The only way Apple can thrive is to continue selling computers that are different, and therefore not commoditized. Sure, they could have gone into licensing 18 years ago. They blew it. Get over it, analysts - that dog don't hunt nowadays. If Apple converts to Intel/AMD, they now compete more directly with Wintel - even if they keep the Mac itself proprietary. That's because the frame of reference is now common. Af Apple sells Wintel boxes, they get crushed by Dell. If Apple sells software for generic Intel, they get crushed by Microsoft. it's not pretty either way.
The best option at this point to end all this speculation is probably taking Apple private, and then just keep making the products they're making - just work towards closing the speed gap (the PPC970 can't come fast enough!) and price the high-end machines a little more competitively. Keep coming out with neat products. In this economy, just treading water is a victory of it's own right now.
-- Josh Turiel
"2. Do not eat iPod Shuffle."
This story is so old that all it takes is to retype commentary from an old book (in this case, "Infinite Loop" by Michael S. Malone).
Apple went ino that tunnel in December 1995 (...) After 20 years of intense competition, almost every market niche in personal computing was filled. In every direction a giant company, many of them as big as Apple, squatted directly in the company's path. Mass-market a Windows clone and Compaq will crush you. Custom-build budget machines and you ran into Dell and Gateway. Laptops? IBM, Toshiba, NEC, Compaq, Hitachi and Acer had every market segment sewn up. Peripherals? Network computers?
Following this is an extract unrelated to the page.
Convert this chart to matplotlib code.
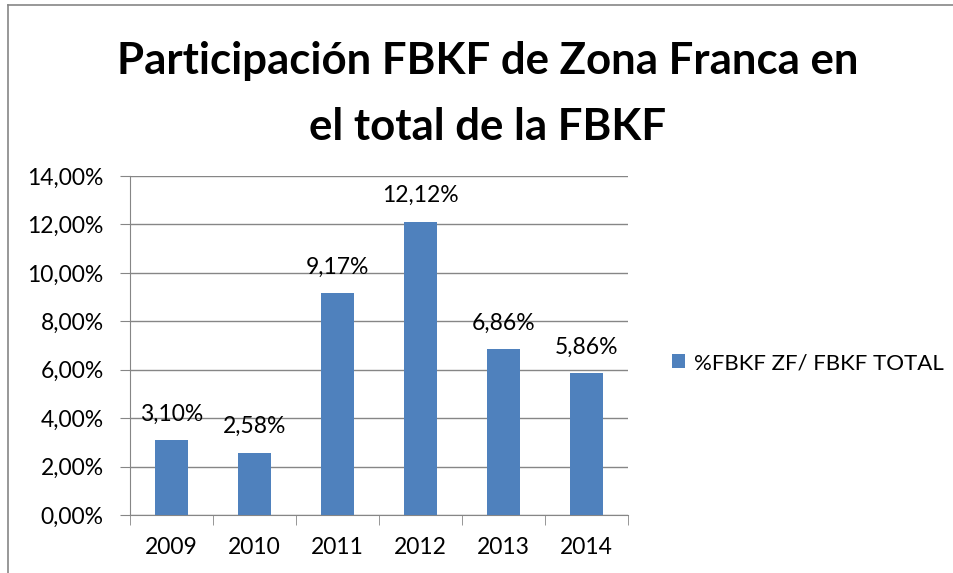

Hello Hewlett-Packard.
As we all know, Apple went out of that tunnel ignoring all the advices like "adopt x86", "allow cloning", "reduce your obscene profit margins". Jobs saved Apple selling iMacs and iBooks, computers as applish as can be (way slower than competition, overpriced yet stylish and still best-selling), and by killing the whole Apple clone bussiness (remember StarMax?). I think anyone claiming that by adaptation of x86 Apple would double its profit margins, should immediately start his own PC bussiness. If it's that easy, why don't you do this? Because Dell, Gateway, Compaq etc. would eat you for breakfast? Exactly! So why do you think Apple would fare any better on that market?